Keywords: World Model; Latent Variable Models
TL;DR: We co-design agent interventions and an adaptive environment curriculum to sequentially learn a world model with task-specific, minimal, and sufficient latent representations, enabling efficient and generalizable policy learning.
Abstract: We study how agents learn world models with latent representations that are task-specific, minimal, and sufficient for sequential decision making. Rather than predicting pixels or relying on generic embeddings, we aim to learn representations that retain exactly the information needed for control across tasks. We model the problem end-to-end as a closed loop of agent–environment interaction, enabling the agent to sequentially acquire minimal and sufficient latent representations over a series of tasks.
On the agent side, for each new task, it begins with active intervention to acquire informative trajectories that implicitly reveal task-relevant latent factors, and then trains the world model to learn a latent space that is both minimal and task-sufficient.
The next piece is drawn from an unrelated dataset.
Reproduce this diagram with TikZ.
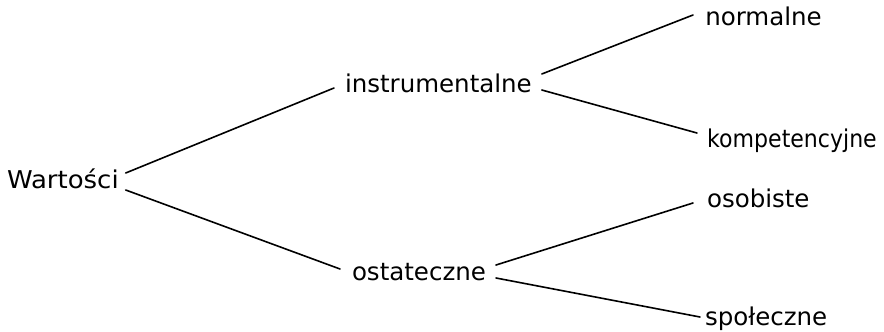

On the environment side, learning is facilitated through an adaptive curriculum that co-evolves with the agent. By tailoring environment settings and task order to the agent's learning progress, the curriculum exposes control-relevant mechanisms at the right level of difficulty, while jointly scheduling world-model updates with policy learning. This co-design of intervention and curriculum leads to a compact, structured latent space that supports efficient, transferable policy learning and generalization. Empirically, our approach improves sample efficiency and generalization across skills, object–skill compositions, and unseen tasks on standard continuous control and robotic manipulation benchmarks.